I have discussed company secretarial duties in previous articles. Think of it as an individual who acts for a company in the same way a personal or executive assistant does for a ranking corporate individual.
Until now, in the UAE, those duties have been reasonably minimal. Renewing your trade licence is the most common one.
With a proliferation in regulated regimes, such as VAT, CRS/FATCA, AML and, most recently, corporate tax, we have all been spending a lot of time on the Federal Tax Authority portal or Ministry of Finance website completing applications.
If you are unsure whether you have completed all of your registrations, go to these portals, download and review the required documentation. You can enlist support. Penalties apply for non-compliance.
When VAT launched, the portal would remind you that a certain document had expired and that you should provide the new version. After a year or so, this requirement quietly disappeared to even quieter, but no less joyful, celebrations. A year or so ago, it reappeared.
This time, compliance would not be optional. The first hint was the inability to move forward with certain applications until all the requested documents had been uploaded, reviewed and signed off. For a short time, the portal allowed you to complete this process through another required registration that included the same document.
Remember that the portal system has certain fields of information that are common to all platforms. A wise and useful approach. This optional process has sadly, and again quietly, disappeared.
This can potentially cause issues with registrations. Any delay in approving the updating of a document may cause an otherwise ready-to-submit, timely application to become late. This is because the time between the acts may straddle two months.
By the end of March, penalties will begin to apply for entities that do not update their documentation. Which documents, you may ask? Passports, Emirates IDs and, of course, trade licences. These are the ones you will typically see highlighted when you log into the portal.
But the remit of what is covered is much broader and will, and should, surprise many.
Any change in the name of the entity, its address or contact details must be notified. Should an activity on a trade licence be changed or an additional one added, this too must be communicated.
An interesting aspect relates to the changing of a legal form. It is not unusual for a business to begin as a sole proprietorship. You might better know the term as a sole trader. Effectively, an individual becomes a working rights-carrying, legally formed, trading entity.

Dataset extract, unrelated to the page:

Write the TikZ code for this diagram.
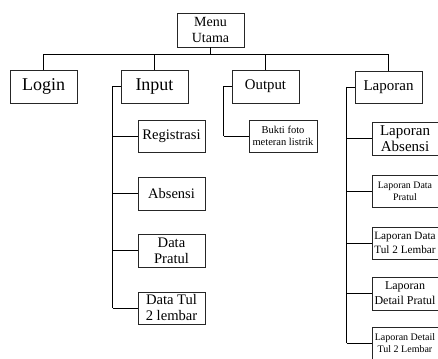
\documentclass[tikz,border=0pt]{standalone}
\usepackage{fontspec}
\setmainfont{Liberation Serif}
\begin{document}
\begin{tikzpicture}[x=1pt,y=-1pt,
  box/.style={draw=black!85,line width=0.8pt,inner sep=0pt,align=center,
    minimum width=67pt,minimum height=33pt,fill=white},
  fs/.style 2 args={font=\fontsize{#1}{#2}\selectfont},
  link/.style={draw=black,line width=0.8pt},
  spine/.style={draw=black,line width=1.2pt}]
\useasboundingbox (0,0) rectangle (438,358);
% level 0
\node[box,fs={14}{16},minimum height=34pt] (menu) at (210.5,30) {Menu\\Utama};
% level 1
\node[box,fs={18}{20}] (login) at (43.5,86.5) {Login};
\node[box,fs={18}{20}] (input) at (154.5,86.5) {Input};
\node[box,fs={14.8}{16}] (output) at (265.5,86.5) {Output};
\node[box,fs={15}{16},minimum height=32pt] (laporan) at (388.5,87) {Laporan};
% input children
\node[box,fs={14.6}{16},minimum height=32pt] (reg) at (171.5,136) {Registrasi};
\node[box,fs={14.5}{16}] (abs) at (171.5,193.5) {Absensi};
\node[box,fs={14.6}{16}] (dpr) at (171.5,250.5) {Data\\Pratul};
\node[box,fs={14.6}{16},minimum height=32pt] (dtul) at (171.5,308) {Data Tul\\2 lembar};
% output child
\node[box,fs={10.5}{12},minimum width=68pt,minimum height=32pt] (bukti) at (283,136) {Bukti foto\\meteran listrik};
% laporan children
\node[box,fs={15}{15.5},minimum width=66pt] (labs) at (405,138.5) {Laporan\\Absensi};
\node[box,fs={9.9}{12},minimum width=66pt,minimum height=32pt] (ldp) at (405,191) {Laporan Data\\Pratul};
\node[box,fs={11.2}{14},minimum width=66pt,minimum height=32pt] (ldt) at (405,243) {Laporan Data\\Tul 2 Lembar};
\node[box,fs={12}{15},minimum width=66pt] (ldetp) at (405,293.5) {Laporan\\Detail Pratul};
\node[box,fs={10}{12},minimum width=66pt,minimum height=32pt] (ldett) at (405,343) {Laporan Detail\\Tul 2 Lembar};
% tree connectors
\draw[link] (menu.south) -- ++(0,7) coordinate (bus);
\draw[link] (login.north) |- (bus);
\draw[link] (input.north) |- (bus);
\draw[link] (output.north) |- (bus);
\draw[link] (laporan.north) |- (bus);
% input spine
\draw[link] (input.west) -- ++(-8,0) coordinate (isp);
\draw[spine] (isp) -- (isp |- dtul.west);
\draw[link] (isp |- reg.west) -- (reg.west);
\draw[link] (isp |- abs.west) -- (abs.west);
\draw[link] (isp |- dpr.west) -- (dpr.west);
\draw[link] (isp |- dtul.west) -- (dtul.west);
% output spine
\draw[link] (output.west) -- ++(-8,0) coordinate (osp);
\draw[spine] (osp) -- (osp |- bukti.west);
\draw[link] (osp |- bukti.west) -- (bukti.west);
% laporan spine
\draw[link] (laporan.west) -- ++(-8,0) coordinate (lsp);
\draw[spine] (lsp) -- (lsp |- ldett.west);
\draw[link] (lsp |- labs.west) -- (labs.west);
\draw[link] (lsp |- ldp.west) -- (ldp.west);
\draw[link] (lsp |- ldt.west) -- (ldt.west);
\draw[link] (lsp |- ldetp.west) -- (ldetp.west);
\draw[link] (lsp |- ldett.west) -- (ldett.west);
\end{tikzpicture}
\end{document}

Later, with success, it is decided to change the entity to an LLC, onshore or offshore. My experience here is that the portal does not allow a simple entity type change. Instead, the legacy entity must be deregistered and the evolved one registered.
Continuity becomes an issue here. Sometimes customers and suppliers’ terms and conditions contain break clauses should the legal form of an onboarded supplier or customer change. The process may need to be completed again.
Where the customer is a large and important part of an entity’s business, this could cause a delay in the signing off of projects while internal protocol conditions are complied with. Immediate business could be lost and long-term relationships might be affected.
It is now common for regulatory authority-issued certificates to form part of the onboarding process. This means corporate tax and VAT registrations. If you are deregistering and registering, this takes time. Explaining to a compliance department that you are no longer registered but soon will be, can be a very distracting conversation.
How long do you have to complete the process? Twenty working days. Just under a month. I am assuming that this limit refers to the time you have to submit the application rather than complete it.
Some questions to close with.
What are the penalties for non-compliance? Is it just one penalty or is it dependent on what is missing? Is it a single one-off charge, with interest added if not settled promptly? Is there a repeat charge or higher if the updating remains incomplete? I am unsure.
What happens when an individual no longer has an Emirates ID, but maintains their position in the business? There is nothing to update, but how is the portal supposed to know this?
A dual citizen may be using their other passport, having not updated the one they first registered with. Will the portal allow them to change nationality?
In drafting this article, I titled it "Beware the Ides of March". This is a reference to William Shakespeare’s Julius Caesar and the titular character’s continued pooh-poohing of warnings of bad tidings scheduled for March. This year, we are all Julius Caesar.